Smaller organizations, individuals, or those not wishing to set up their
own NAPTR-style URN resolution would query a central registry (SGML Open or
GCA), whose potential load would be quite smaller, given that many of the
organizations who create public files would desire canonical ownership of
their namespace. This sounds a great deal like DNS, except that it's on its
head: you want to start at the top of the tree and work down only so far as
necessary, rather than start at the bottom and work up.
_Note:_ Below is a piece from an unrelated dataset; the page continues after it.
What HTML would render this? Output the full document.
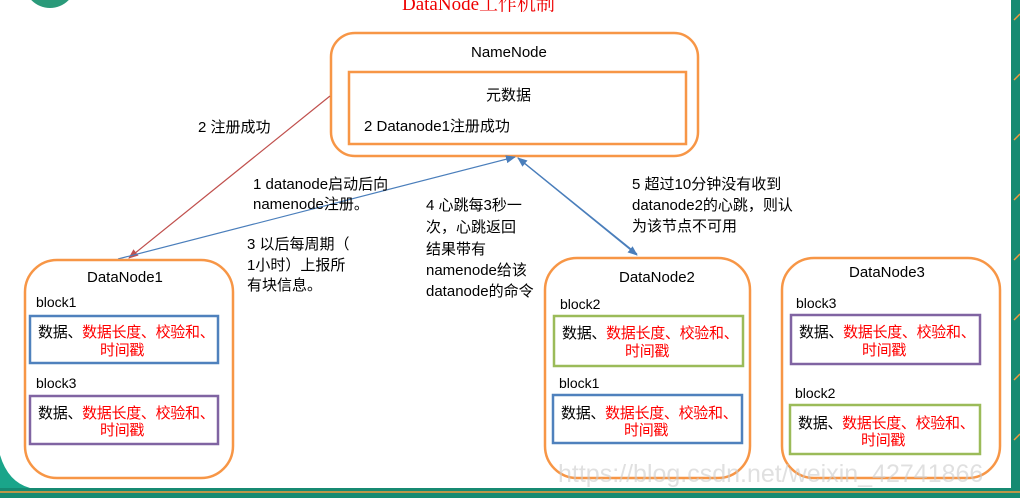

One would also have the added advantage of knowing that the downloaded file
was genuine. If you download a DTD from Netscape, you know it's Netscape's
DTD rather than someone's hack. Digital signatures could certainly play a
part here as well.

Another question that comes to mind is that this level of name resolution
is certainly more complex than a simple local catalog resolution on string
comparision of FPIs (I can hear Tim choking in the background). While we
can certainly leave the name resolution mechanism unspecified, if we decide
to include any of this, how far should the XML specification go? If we
don't plan to deal with this in the specification, we probably don't need
to be talking about it here, despite its obvious interest to many of us.
I'm certainly not trying to shut down the discussion, just trying to
understand which portions we can glean for our XML needs.


    Murray Altheim, Program Manager
    Spyglass, Inc., Cambridge, Massachusetts
    email: <mailto:murray@spyglass.com>
    http:  <http://www.cm.spyglass.com/murray/murray.html>
           "Give a monkey the tools and he'll eventually build a typewriter."